旧優生保護法に基づき不妊手術を強制されたとして、全国の男女が国に損害賠償を求めた5件の訴訟の上告審で、最高裁第1小法廷(岡正晶裁判長)は1日、審理を大法廷(裁判長・戸倉三郎長官)に回付することを決めた。
訴訟は札幌、仙台、東京、大阪、神戸の5地裁に起こされ、二審はいずれも旧法の規定を「違憲」とした一方、不法行為から20年が経過すると損害賠償請求権が消滅する「除斥期間」を適用するかなどについては判断が分かれた。大法廷は来年にも、救済範囲などを巡り統一判断を示す見通し。
強制不妊を巡っては、全国で他に15件の訴訟が起こされており、影響は必至だ。
一審は、5件中4件で旧法の規定を違憲とし、東京地裁は違憲性を明確には判断しなかった。5件とも除斥を適用して国の賠償責任を認めず、原告の請求を棄却した。

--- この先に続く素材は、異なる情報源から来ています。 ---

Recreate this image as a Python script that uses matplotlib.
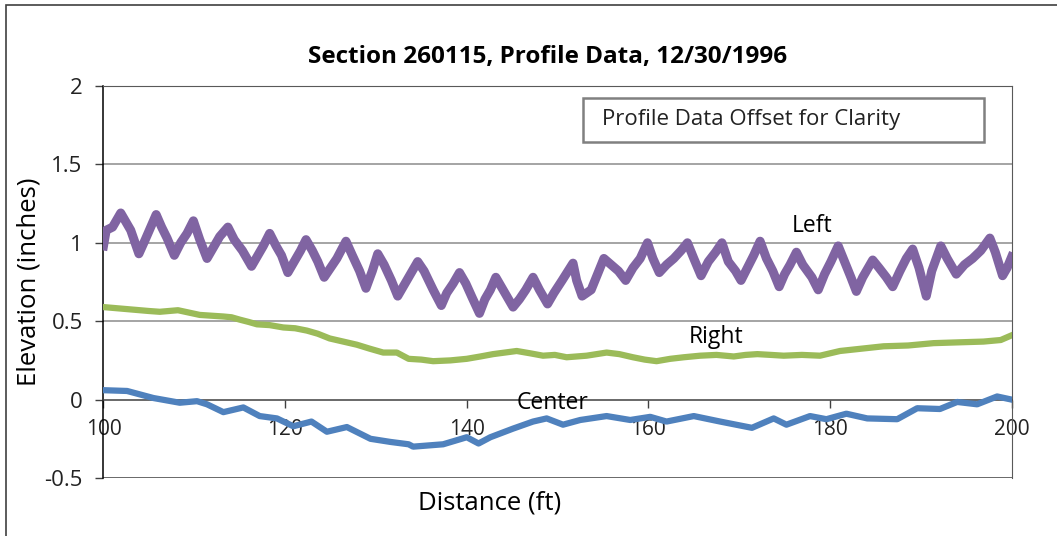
import matplotlib
matplotlib.use('Agg')
import matplotlib.pyplot as plt
from matplotlib.patches import Rectangle

plt.rcParams['font.family'] = ['Open Sans', 'DejaVu Sans']

# Left profile (offset +0.9 in)
left_x = [100.0, 100.3, 101.0, 101.9, 102.5, 103.0, 103.9, 104.6, 105.2, 105.8, 106.4, 107.0, 107.8, 108.5, 109.2,
          109.9, 110.6, 111.4, 112.0, 112.8, 113.7, 114.4, 115.3, 116.3, 117.0, 117.6, 118.3, 119.0, 119.6, 120.3,
          121.0, 121.7, 122.3, 123.0, 123.6, 124.3, 125.0, 125.7, 126.7, 127.4, 128.2, 128.9, 129.6, 130.2, 130.9,
          131.7, 132.4, 133.0, 133.8, 134.6, 135.3, 136.3, 137.2, 137.8, 138.5, 139.2, 139.9, 140.6, 141.4, 142.0,
          142.6, 143.2, 144.0, 145.1, 145.8, 146.5, 147.3, 148.0, 148.9, 149.6, 150.5, 151.7, 152.1, 152.7, 153.7,
          154.4, 155.1, 155.9, 156.7, 157.5, 158.3, 159.1, 159.9, 160.5, 161.2, 162.0, 162.8, 163.6, 164.3, 165.0,
          165.8, 166.6, 167.4, 168.1, 168.8, 169.6, 170.2, 170.9, 171.6, 172.3, 173.0, 173.7, 174.4, 175.0, 175.6,
          176.3, 177.0, 178.0, 178.7, 179.4, 180.1, 180.9, 181.6, 182.3, 182.9, 183.6, 184.7, 185.4, 186.2, 186.9,
          187.7, 188.4, 189.1, 189.8, 190.6, 191.2, 192.2, 192.9, 193.9, 194.8, 195.7, 196.6, 197.6, 198.2, 199.0,
          199.5, 200.0]
left_y = [0.98, 1.08, 1.10, 1.19, 1.13, 1.08, 0.93, 1.02, 1.10, 1.18, 1.10, 1.03, 0.92, 1.00, 1.06,
          1.14, 1.02, 0.90, 0.96, 1.04, 1.10, 1.02, 0.95, 0.85, 0.92, 0.98, 1.06, 0.98, 0.92, 0.81,
          0.88, 0.95, 1.02, 0.95, 0.88, 0.78, 0.84, 0.90, 1.01, 0.92, 0.82, 0.71, 0.82, 0.93, 0.86,
          0.76, 0.66, 0.72, 0.80, 0.88, 0.82, 0.70, 0.60, 0.68, 0.74, 0.81, 0.74, 0.65, 0.55, 0.64,
          0.70, 0.78, 0.70, 0.59, 0.64, 0.70, 0.78, 0.70, 0.61, 0.68, 0.76, 0.87, 0.76, 0.66, 0.70,
          0.80, 0.90, 0.86, 0.82, 0.76, 0.84, 0.90, 1.00, 0.90, 0.81, 0.86, 0.90, 0.95, 1.00, 0.90,
          0.79, 0.88, 0.94, 1.00, 0.88, 0.82, 0.76, 0.84, 0.92, 1.01, 0.90, 0.82, 0.72, 0.80, 0.86,
          0.94, 0.86, 0.78, 0.70, 0.80, 0.88, 0.98, 0.88, 0.78, 0.69, 0.78, 0.89, 0.84, 0.78, 0.72,
          0.82, 0.90, 0.96, 0.84, 0.66, 0.82, 0.98, 0.90, 0.80, 0.86, 0.90, 0.95, 1.03, 0.94, 0.79,
          0.84, 0.91]

# Right profile (offset +0.4 in)
right_x = [100.0, 101.0, 102.0, 103.0, 104.0, 105.0, 106.2, 107.2, 108.2, 109.4, 110.6, 111.9, 113.2, 114.1,
           115.0, 116.0, 116.9, 118.3, 119.8, 121.1, 122.4, 123.6, 124.9, 126.4, 127.9, 129.3, 130.8, 132.3,
           133.6, 135.0, 136.3, 138.2, 140.0, 141.5, 142.9, 144.2, 145.5, 147.0, 148.4, 149.7, 151.0, 153.2,
           155.4, 156.8, 158.3, 159.6, 160.9, 162.4, 163.9, 165.7, 167.5, 169.4, 170.7, 172.0, 173.5, 174.9,
           176.9, 178.9, 180.0, 181.1, 183.5, 185.9, 188.6, 191.4, 194.1, 196.9, 198.8, 200.0]
right_y = [0.59, 0.585, 0.58, 0.575, 0.57, 0.565, 0.56, 0.565, 0.57, 0.555, 0.54, 0.535, 0.53, 0.525,
           0.51, 0.495, 0.48, 0.475, 0.46, 0.455, 0.44, 0.42, 0.39, 0.37, 0.35, 0.325, 0.30, 0.30,
           0.26, 0.255, 0.245, 0.25, 0.26, 0.275, 0.29, 0.30, 0.31, 0.295, 0.28, 0.285, 0.27, 0.28,
           0.30, 0.29, 0.27, 0.255, 0.245, 0.26, 0.27, 0.28, 0.285, 0.275, 0.285, 0.29, 0.285, 0.28,
           0.285, 0.28, 0.295, 0.31, 0.325, 0.34, 0.345, 0.36, 0.365, 0.37, 0.38, 0.41]

# Center profile (no offset)
center_x = [100.0, 102.6, 105.5, 108.4, 110.3, 111.4, 113.2, 115.4, 117.2, 119.1, 120.9, 122.9, 124.6, 126.8,
            129.4, 131.6, 133.6, 134.1, 137.4, 140.0, 141.3, 142.6, 145.1, 147.3, 148.8, 150.6, 152.5, 155.4,
            158.0, 160.2, 162.0, 165.0, 167.9, 171.4, 173.8, 175.2, 177.8, 179.6, 181.8, 184.1, 187.4, 189.6,
            192.1, 194.0, 196.2, 198.4, 200.0]
center_y = [0.06, 0.055, 0.01, -0.02, -0.01, -0.03, -0.08, -0.05, -0.105, -0.12, -0.17, -0.14, -0.205, -0.175,
            -0.25, -0.27, -0.285, -0.30, -0.285, -0.24, -0.28, -0.24, -0.185, -0.14, -0.12, -0.16, -0.13, -0.105,
            -0.13, -0.11, -0.14, -0.105, -0.14, -0.18, -0.12, -0.16, -0.105, -0.125, -0.09, -0.12, -0.125, -0.055,
            -0.06, -0.015, -0.03, 0.02, 0.0]

x_ticks = [100, 120, 140, 160, 180, 200]
y_ticks = [-0.5, 0, 0.5, 1, 1.5, 2]
y_tick_labels = ['-0.5', '0', '0.5', '1', '1.5', '2']

fig = plt.figure(figsize=(10.57, 5.36), dpi=100)
ax = fig.add_axes([0.0979, 0.1082, 0.8592, 0.7314])

# chart area frame (cut off at right / bottom like the screenshot)
fig.patches.append(Rectangle((6 / 1057, -0.05), 1.1, 1 - 5 / 536 + 0.05, transform=fig.transFigure,
                             fill=False, edgecolor='#404040', linewidth=1.2))

ax.set_xlim(100, 200)
ax.set_ylim(-0.5, 2)
for gy in [0.5, 1, 1.5]:
    ax.axhline(gy, color='#8c8c8c', linewidth=1.1, zorder=1)

ax.plot(left_x, left_y, color='#8064A2', linewidth=6.5, solid_joinstyle='round', zorder=3)
ax.plot(right_x, right_y, color='#9BBB59', linewidth=4.5, solid_joinstyle='round', zorder=3)
ax.plot(center_x, center_y, color='#4F81BD', linewidth=4.5, solid_joinstyle='round', zorder=3)

ax.spines['left'].set_color('black')
ax.spines['left'].set_linewidth(1.1)
ax.spines['bottom'].set_position(('data', 0))
ax.spines['bottom'].set_color('#404040')
ax.spines['bottom'].set_linewidth(1.1)
ax.spines['top'].set_color('#595959')
ax.spines['right'].set_color('#595959')
ax.axhline(-0.5, color='#404040', linewidth=1.1, zorder=2)

ax.set_xticks(x_ticks)
ax.set_yticks(y_ticks)
ax.set_yticklabels(y_tick_labels)
ax.tick_params(axis='x', direction='out', length=6, width=1, pad=8, labelsize=15, colors='#404040',
               labelcolor='#222222')
ax.tick_params(axis='y', direction='out', length=6, width=1, pad=9, labelsize=16, colors='#404040',
               labelcolor='#222222')

ax.set_title('Section 260115, Profile Data, 12/30/1996', fontsize=17.5, fontweight='bold', x=0.489,
             y=1.058, pad=0)
ax.set_xlabel('Distance (ft)', fontsize=18.5)
ax.xaxis.set_label_coords(0.425, -0.033)
ax.set_ylabel('Elevation (inches)', fontsize=18.5)
ax.yaxis.set_label_coords(-0.068, 0.5)

ax.text(178.0, 1.108, 'Left', fontsize=16.5, ha='center', va='center')
ax.text(167.5, 0.40, 'Right', fontsize=16.5, ha='center', va='center')
ax.text(149.5, -0.02, 'Center', fontsize=16.5, ha='center', va='center', zorder=4)

fig.text(601.7 / 1057, 1 - 120 / 536, 'Profile Data Offset for Clarity', fontsize=16, ha='left', va='center',
         color='#222222')
fig.patches.append(Rectangle((583 / 1057, 1 - 141.7 / 536), 401 / 1057, 43.4 / 536, transform=fig.transFigure,
                             fill=False, edgecolor='#808080', linewidth=1.8))

plt.savefig('out.png', dpi=100)
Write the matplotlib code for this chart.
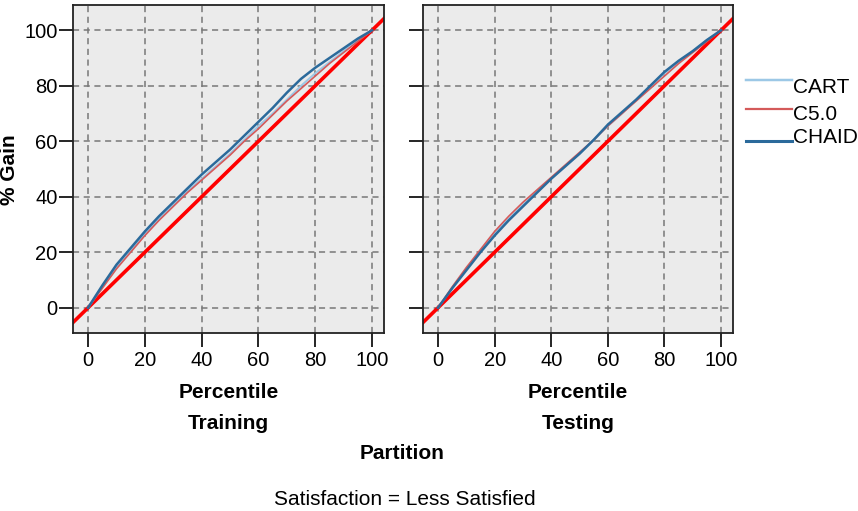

これに対し二審はいずれも、規定は法の下の平等を定める憲法14条に反するなどと判断。4件が除斥の適用を制限して賠償を認め、原告の逆転勝訴とした。
除斥の制限に関しては、東京高裁が「救済法施行から5年間」、大阪高裁は「国が旧法の規定を違憲と認めるか、最高裁の違憲判断が確定してから6カ月間」などと分かれた。仙台高裁は一審同様に除斥を適用し、訴えを退けた。
大法廷回付を受け、新里宏二・全国被害弁護団共同代表は取材に「除斥制限の範囲が広がり、全体解決につながる判断になれば」と述べた。